利用840 nm低功率雷射光刺激 活體大鼠黑質之腦波量測

Abstract

低功率光刺激研究至今已有數十年的歷史，但回顧過去的光刺激研究，多為生物體外的光照刺激或非活體的試管光刺激研究，而對於活體體內之光刺激研究，至今仍鮮有量測記錄，因此本篇研究將使用自行設計的雷射光刺激器來對生物活體之體內進行光刺激實驗，目的是想要探討光刺激對於活體體內的影響。 儀器設計的方面，光刺激器為使用10倍的物鏡，經過校正後將雷射光源導入光纖中，再利用光纖的可撓性及分離式設計，可精確的埋入生物體內進行光刺激；另外，腦波儀在設計上為了將雜訊濾除，我們使用了一組前端放大器、低通濾波器、陷波濾波器與可調式儀表放大器，將原始腦波經過濾波之後，再藉由軟體LabVIEW中的快速傅立葉轉換，使腦波訊號以頻率的方式呈現以便分析。 本實驗分為時間組、能量組以及功率組等三組，利用不同組合的刺激方式，從中找出共同的腦波變化現象。在時間組中發現以波長840 nm、固定刺激功率1 mW、不同光刺激時間作為變數時，以刺激5分鐘光刺激前後腦波差異最明顯，並利用此關鍵，以其刺激的能量300 mJ作為能量組依據；在能量組中，亦發現光刺激5分鐘時刺激前後腦波反應最為明顯，所以我們再以時間、能量這兩組腦波反應最明顯的共同點，光刺激時間5分鐘作為功率組的根據，以相同刺激時間5分鐘，不同刺激功率下，結果顯示在刺激功率為1 mW是功率組中對腦波反應最有影響之參數。 由實驗結果發現，使用所設計的儀器的確可對生物體造成反應，並於三組實驗交叉分析得到良好反應之參數，且在未來可整合化學或其他分析的方式，以具體了解光對於大鼠腦內化學成分的影響，也希望以此研究方法能促進低功率光刺激療法的研究向前邁進。

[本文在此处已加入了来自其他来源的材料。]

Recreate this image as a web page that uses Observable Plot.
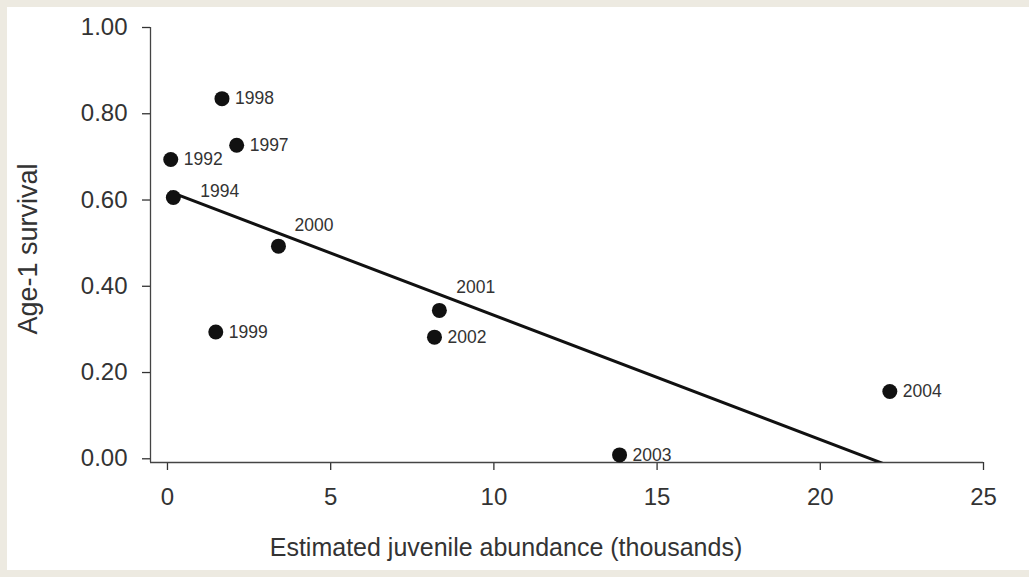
<!DOCTYPE html>
<html>
<head>
<meta charset="utf-8">
<script src="https://cdn.jsdelivr.net/npm/d3@7"></script>
<script src="https://cdn.jsdelivr.net/npm/@observablehq/plot@0.6"></script>
<style>
  html, body { margin: 0; padding: 0; background: #edeae1; }
  #panel { position: absolute; left: 7px; top: 7px; width: 1022px; height: 563px; background: #ffffff; }
  #panel svg { display: block; }
</style>
</head>
<body>
<div id="panel"></div>
<script>
// Survival of age-1 fish against estimated juvenile abundance, by year class
const years     = [1992, 1994, 1997, 1998, 1999, 2000, 2001, 2002, 2003, 2004];
const abundance = [0.10, 0.18, 2.12, 1.67, 1.48, 3.40, 8.33, 8.18, 13.85, 22.13]; // thousands
const survival  = [0.694, 0.606, 0.727, 0.835, 0.294, 0.493, 0.344, 0.282, 0.009, 0.156];

const xTicks = [0, 5, 10, 15, 20, 25];
const yTicks = [0, 0.2, 0.4, 0.6, 0.8, 1.0];

const xTitle = "Estimated juvenile abundance (thousands)";
const yTitle = "Age-1 survival";

const rows = years.map((year, i) => ({year, x: abundance[i], y: survival[i]}));

// labels sitting above-right of their point rather than level with it
const raised = {1994: [27, -6], 2000: [16, -21], 2001: [17, -23]};
const levelRows = rows.filter(d => !(d.year in raised));
const raisedRows = rows.filter(d => d.year in raised);

const xMin = -0.52, yMin = -0.0086;
const font = "'Liberation Sans', Arial, Helvetica, sans-serif";

const chart = Plot.plot({
  width: 1022,
  height: 563,
  marginLeft: 143,
  marginRight: 46,
  marginTop: 20,
  marginBottom: 108,
  style: {fontFamily: font, color: "#333", background: "#ffffff"},
  x: {domain: [xMin, 25], label: null},
  y: {domain: [yMin, 1], label: null},
  marks: [
    Plot.axisY({ticks: yTicks, tickFormat: d3.format(".2f"), tickSize: 8, tickPadding: 15,
                fontSize: 24, strokeWidth: 1.3, label: null}),
    Plot.axisX({ticks: xTicks, tickFormat: d3.format("d"), tickSize: 8, tickPadding: 17,
                fontSize: 24, strokeWidth: 1.3, label: null}),
    Plot.ruleX([xMin], {stroke: "#444", strokeWidth: 1.3}),
    Plot.ruleY([yMin], {stroke: "#444", strokeWidth: 1.3}),
    // least-squares fit through all year classes
    Plot.linearRegressionY(rows, {x: "x", y: "y", ci: 0, stroke: "#111", strokeWidth: 3, clip: true}),
    Plot.dot(rows, {x: "x", y: "y", r: 7.5, fill: "#111", stroke: "none"}),
    Plot.text(levelRows, {x: "x", y: "y", text: d => String(d.year), dx: 13, textAnchor: "start",
                          fontSize: 17.5, fill: "#333"}),
    ...raisedRows.map(d => Plot.text([d], {x: "x", y: "y", text: r => String(r.year),
                          dx: raised[d.year][0], dy: raised[d.year][1], textAnchor: "start",
                          fontSize: 17.5, fill: "#333"})),
    Plot.text([xTitle], {frameAnchor: "bottom", dx: -61, dy: 93, lineAnchor: "bottom",
                         textAnchor: "middle", fontSize: 25, fill: "#333"}),
    Plot.text([yTitle], {frameAnchor: "left", dx: -122, dy: 4, rotate: -90,
                         textAnchor: "middle", fontSize: 27, fill: "#333"})
  ]
});

document.getElementById("panel").append(chart);
</script>
</body>
</html>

Low-level light stimulation has been studied for several decades. However, most of the previous studies focused on external light stimulation on living bodies or in vitro light stimulation. Studies on in vivo low-level light stimulation are relatively rare. Therefore, we designed a laser stimulation instrument to investigate the effects of in vivo low-level light stimulation. We used a 10× object lens to couple the laser light with an optical fiber. By using a flexible fiber and special separate design, we were able to accurately implement in vivo light stimulation on rats. In addition, in order to filter out the random signals in electroencephalogram, we used a combination of pre-amplifier, lowpass filter, notch filter, and instrumentation amplifier to filter brainwaves. We then used LabVIEW software to conduct fast Fourier transform and frequency-domain signal analysis. The experiment was divided into three groups, namely, the time, energy, and power groups. Different combinations of experimental parameters were used for light stimulation to observe the common EEG phenomenon of these groups. For the time group, an infrared laser with 1 mW power and 840 nm wavelength was used for stimulation at 1, 3, 5, and 10 min. We found that stimulation for 5 min resulted in the most brainwave differences between the before and after light stimulation states. On the basis of this implication, a stimulating energy of 300 mJ was used as the baseline for the energy group. For the energy group, an 840 nm laser with the same stimulating energy but with different time and power combinations was used. We found that stimulation for 5 min had the most apparent brainwave response. Consequently, we proceeded to use a stimulus duration of 5 min for the power group with varied stimulation powers at 0.5, 1, 1.66, 5, and 10 mW. The results showed that 1 mW power induced the most brainwave differences between the before and after light stimulation states in this experiment. Therefore, we found that low-level light stimulation with our instrument could affect rat brainwaves. We then performed cross-experiment analysis in the three groups to obtain fine response parameters. In the future, we could coordinate chemical analysis or other analysis methods to investigate the changes in the chemical composition of rat brains. Finally, through this study, we hope to promote the advancement of low-level light stimulation therapy.